◆ **Description of the task**
Output the material word for word. Leave each picture out.

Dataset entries

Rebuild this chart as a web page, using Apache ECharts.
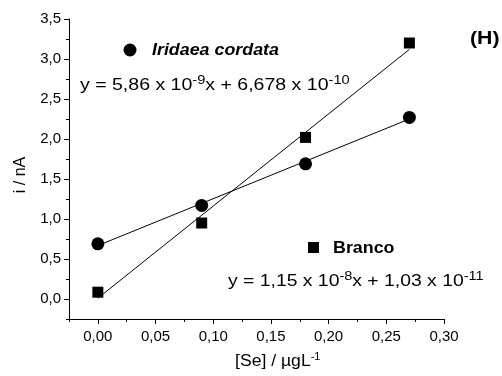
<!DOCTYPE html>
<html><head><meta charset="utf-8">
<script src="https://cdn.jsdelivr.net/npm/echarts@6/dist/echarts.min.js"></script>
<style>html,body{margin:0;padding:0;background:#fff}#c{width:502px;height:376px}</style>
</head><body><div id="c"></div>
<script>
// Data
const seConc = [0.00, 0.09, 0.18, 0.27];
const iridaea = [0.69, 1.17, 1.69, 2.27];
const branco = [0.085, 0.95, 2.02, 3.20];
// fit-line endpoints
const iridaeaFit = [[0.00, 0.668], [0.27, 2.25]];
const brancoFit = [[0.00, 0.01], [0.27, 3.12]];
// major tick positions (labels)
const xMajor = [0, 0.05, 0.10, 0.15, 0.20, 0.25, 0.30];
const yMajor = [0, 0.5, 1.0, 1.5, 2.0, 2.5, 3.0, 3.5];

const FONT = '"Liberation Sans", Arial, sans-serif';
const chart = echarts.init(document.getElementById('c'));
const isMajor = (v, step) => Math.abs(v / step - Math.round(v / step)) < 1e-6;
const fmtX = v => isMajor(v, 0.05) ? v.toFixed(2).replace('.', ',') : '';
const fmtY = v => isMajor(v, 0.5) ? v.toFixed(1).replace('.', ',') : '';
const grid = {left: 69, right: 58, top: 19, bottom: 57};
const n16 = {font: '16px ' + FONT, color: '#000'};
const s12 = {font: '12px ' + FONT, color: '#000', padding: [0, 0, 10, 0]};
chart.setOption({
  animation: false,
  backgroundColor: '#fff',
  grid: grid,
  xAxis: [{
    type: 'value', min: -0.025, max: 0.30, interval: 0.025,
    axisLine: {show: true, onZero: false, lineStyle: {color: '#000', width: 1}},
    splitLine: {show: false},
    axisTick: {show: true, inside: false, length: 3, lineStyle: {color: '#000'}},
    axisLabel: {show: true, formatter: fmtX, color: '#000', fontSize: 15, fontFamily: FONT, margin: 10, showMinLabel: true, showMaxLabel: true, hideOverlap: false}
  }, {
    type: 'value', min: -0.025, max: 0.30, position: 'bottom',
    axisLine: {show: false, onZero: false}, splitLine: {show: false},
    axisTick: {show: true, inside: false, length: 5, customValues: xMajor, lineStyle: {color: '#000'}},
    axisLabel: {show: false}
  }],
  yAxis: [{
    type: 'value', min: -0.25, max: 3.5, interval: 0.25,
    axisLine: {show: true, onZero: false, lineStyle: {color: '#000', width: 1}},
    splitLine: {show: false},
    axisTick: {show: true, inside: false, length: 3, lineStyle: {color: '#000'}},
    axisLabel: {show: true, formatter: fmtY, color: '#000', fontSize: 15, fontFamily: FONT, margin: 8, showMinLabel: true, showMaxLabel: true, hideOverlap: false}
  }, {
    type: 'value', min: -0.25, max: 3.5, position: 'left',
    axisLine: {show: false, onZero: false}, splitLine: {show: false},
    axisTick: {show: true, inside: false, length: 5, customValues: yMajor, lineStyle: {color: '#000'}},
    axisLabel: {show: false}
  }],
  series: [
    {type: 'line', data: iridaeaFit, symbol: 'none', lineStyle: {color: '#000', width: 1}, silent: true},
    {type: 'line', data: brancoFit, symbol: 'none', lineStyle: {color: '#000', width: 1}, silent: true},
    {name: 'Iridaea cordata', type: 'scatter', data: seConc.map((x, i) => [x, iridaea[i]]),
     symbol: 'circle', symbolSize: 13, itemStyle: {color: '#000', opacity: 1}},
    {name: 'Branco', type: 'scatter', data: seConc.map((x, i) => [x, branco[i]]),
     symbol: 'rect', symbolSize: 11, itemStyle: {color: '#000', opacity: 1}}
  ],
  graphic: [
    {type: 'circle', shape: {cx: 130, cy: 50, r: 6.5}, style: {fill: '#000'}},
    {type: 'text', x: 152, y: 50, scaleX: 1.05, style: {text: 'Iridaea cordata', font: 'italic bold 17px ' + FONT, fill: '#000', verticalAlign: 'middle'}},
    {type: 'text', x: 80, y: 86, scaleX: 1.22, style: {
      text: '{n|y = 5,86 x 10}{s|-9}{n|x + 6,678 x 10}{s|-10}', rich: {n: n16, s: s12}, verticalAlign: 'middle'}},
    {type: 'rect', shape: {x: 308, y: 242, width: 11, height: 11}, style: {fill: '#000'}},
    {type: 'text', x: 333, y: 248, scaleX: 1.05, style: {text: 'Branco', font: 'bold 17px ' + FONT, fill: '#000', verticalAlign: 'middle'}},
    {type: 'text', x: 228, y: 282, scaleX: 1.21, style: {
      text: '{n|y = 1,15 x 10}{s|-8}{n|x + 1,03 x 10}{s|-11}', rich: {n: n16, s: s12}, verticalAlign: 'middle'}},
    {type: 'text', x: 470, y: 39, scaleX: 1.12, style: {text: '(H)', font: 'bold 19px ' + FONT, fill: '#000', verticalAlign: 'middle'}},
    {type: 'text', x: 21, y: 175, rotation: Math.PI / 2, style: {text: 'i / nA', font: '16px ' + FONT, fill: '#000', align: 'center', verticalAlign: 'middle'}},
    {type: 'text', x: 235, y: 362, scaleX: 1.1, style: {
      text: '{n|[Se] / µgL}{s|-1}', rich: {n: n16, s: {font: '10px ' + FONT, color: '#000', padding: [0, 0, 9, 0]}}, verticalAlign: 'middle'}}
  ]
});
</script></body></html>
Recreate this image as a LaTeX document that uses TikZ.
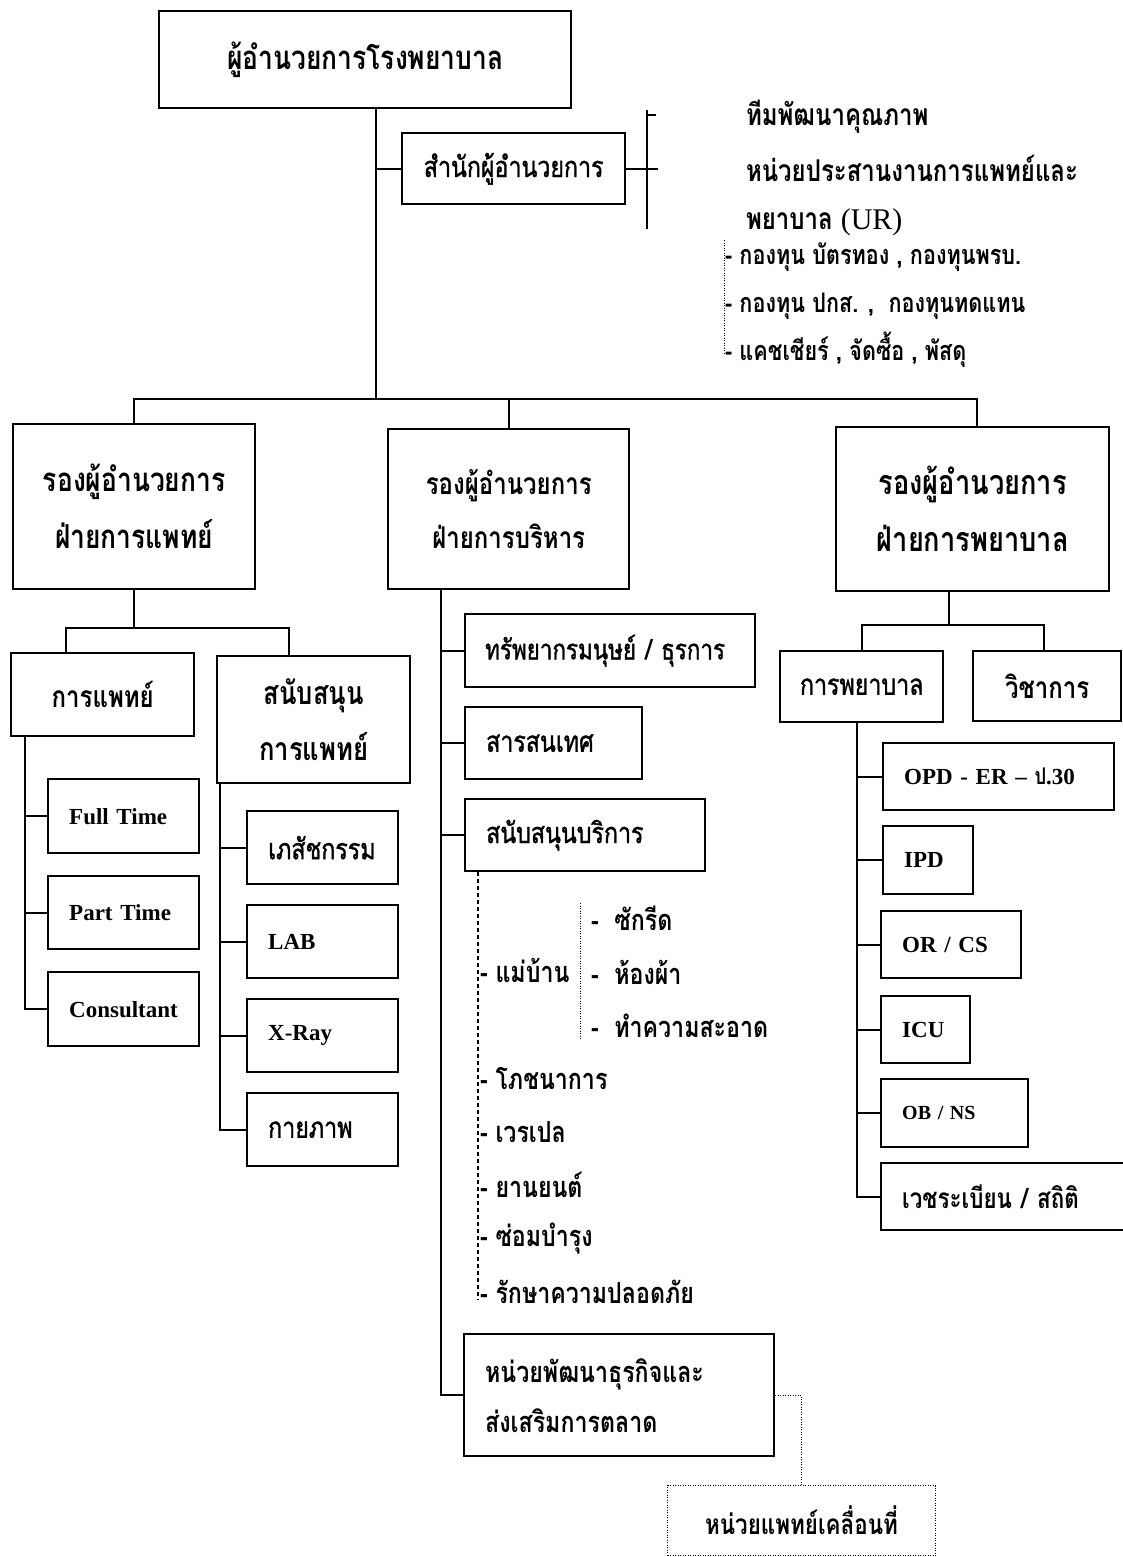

◆ **Correct answer**
Rebuild this chart as a web page, using Apache ECharts.
<!DOCTYPE html>
<html><head><meta charset="utf-8">
<script src="https://cdn.jsdelivr.net/npm/echarts@6/dist/echarts.min.js"></script>
<style>html,body{margin:0;padding:0;background:#fff}#c{width:502px;height:376px}</style>
</head><body><div id="c"></div>
<script>
// Data
const seConc = [0.00, 0.09, 0.18, 0.27];
const iridaea = [0.69, 1.17, 1.69, 2.27];
const branco = [0.085, 0.95, 2.02, 3.20];
// fit-line endpoints
const iridaeaFit = [[0.00, 0.668], [0.27, 2.25]];
const brancoFit = [[0.00, 0.01], [0.27, 3.12]];
// major tick positions (labels)
const xMajor = [0, 0.05, 0.10, 0.15, 0.20, 0.25, 0.30];
const yMajor = [0, 0.5, 1.0, 1.5, 2.0, 2.5, 3.0, 3.5];

const FONT = '"Liberation Sans", Arial, sans-serif';
const chart = echarts.init(document.getElementById('c'));
const isMajor = (v, step) => Math.abs(v / step - Math.round(v / step)) < 1e-6;
const fmtX = v => isMajor(v, 0.05) ? v.toFixed(2).replace('.', ',') : '';
const fmtY = v => isMajor(v, 0.5) ? v.toFixed(1).replace('.', ',') : '';
const grid = {left: 69, right: 58, top: 19, bottom: 57};
const n16 = {font: '16px ' + FONT, color: '#000'};
const s12 = {font: '12px ' + FONT, color: '#000', padding: [0, 0, 10, 0]};
chart.setOption({
  animation: false,
  backgroundColor: '#fff',
  grid: grid,
  xAxis: [{
    type: 'value', min: -0.025, max: 0.30, interval: 0.025,
    axisLine: {show: true, onZero: false, lineStyle: {color: '#000', width: 1}},
    splitLine: {show: false},
    axisTick: {show: true, inside: false, length: 3, lineStyle: {color: '#000'}},
    axisLabel: {show: true, formatter: fmtX, color: '#000', fontSize: 15, fontFamily: FONT, margin: 10, showMinLabel: true, showMaxLabel: true, hideOverlap: false}
  }, {
    type: 'value', min: -0.025, max: 0.30, position: 'bottom',
    axisLine: {show: false, onZero: false}, splitLine: {show: false},
    axisTick: {show: true, inside: false, length: 5, customValues: xMajor, lineStyle: {color: '#000'}},
    axisLabel: {show: false}
  }],
  yAxis: [{
    type: 'value', min: -0.25, max: 3.5, interval: 0.25,
    axisLine: {show: true, onZero: false, lineStyle: {color: '#000', width: 1}},
    splitLine: {show: false},
    axisTick: {show: true, inside: false, length: 3, lineStyle: {color: '#000'}},
    axisLabel: {show: true, formatter: fmtY, color: '#000', fontSize: 15, fontFamily: FONT, margin: 8, showMinLabel: true, showMaxLabel: true, hideOverlap: false}
  }, {
    type: 'value', min: -0.25, max: 3.5, position: 'left',
    axisLine: {show: false, onZero: false}, splitLine: {show: false},
    axisTick: {show: true, inside: false, length: 5, customValues: yMajor, lineStyle: {color: '#000'}},
    axisLabel: {show: false}
  }],
  series: [
    {type: 'line', data: iridaeaFit, symbol: 'none', lineStyle: {color: '#000', width: 1}, silent: true},
    {type: 'line', data: brancoFit, symbol: 'none', lineStyle: {color: '#000', width: 1}, silent: true},
    {name: 'Iridaea cordata', type: 'scatter', data: seConc.map((x, i) => [x, iridaea[i]]),
     symbol: 'circle', symbolSize: 13, itemStyle: {color: '#000', opacity: 1}},
    {name: 'Branco', type: 'scatter', data: seConc.map((x, i) => [x, branco[i]]),
     symbol: 'rect', symbolSize: 11, itemStyle: {color: '#000', opacity: 1}}
  ],
  graphic: [
    {type: 'circle', shape: {cx: 130, cy: 50, r: 6.5}, style: {fill: '#000'}},
    {type: 'text', x: 152, y: 50, scaleX: 1.05, style: {text: 'Iridaea cordata', font: 'italic bold 17px ' + FONT, fill: '#000', verticalAlign: 'middle'}},
    {type: 'text', x: 80, y: 86, scaleX: 1.22, style: {
      text: '{n|y = 5,86 x 10}{s|-9}{n|x + 6,678 x 10}{s|-10}', rich: {n: n16, s: s12}, verticalAlign: 'middle'}},
    {type: 'rect', shape: {x: 308, y: 242, width: 11, height: 11}, style: {fill: '#000'}},
    {type: 'text', x: 333, y: 248, scaleX: 1.05, style: {text: 'Branco', font: 'bold 17px ' + FONT, fill: '#000', verticalAlign: 'middle'}},
    {type: 'text', x: 228, y: 282, scaleX: 1.21, style: {
      text: '{n|y = 1,15 x 10}{s|-8}{n|x + 1,03 x 10}{s|-11}', rich: {n: n16, s: s12}, verticalAlign: 'middle'}},
    {type: 'text', x: 470, y: 39, scaleX: 1.12, style: {text: '(H)', font: 'bold 19px ' + FONT, fill: '#000', verticalAlign: 'middle'}},
    {type: 'text', x: 21, y: 175, rotation: Math.PI / 2, style: {text: 'i / nA', font: '16px ' + FONT, fill: '#000', align: 'center', verticalAlign: 'middle'}},
    {type: 'text', x: 235, y: 362, scaleX: 1.1, style: {
      text: '{n|[Se] / µgL}{s|-1}', rich: {n: n16, s: {font: '10px ' + FONT, color: '#000', padding: [0, 0, 9, 0]}}, verticalAlign: 'middle'}}
  ]
});
</script></body></html>
Recreate this image as a LaTeX document that uses TikZ.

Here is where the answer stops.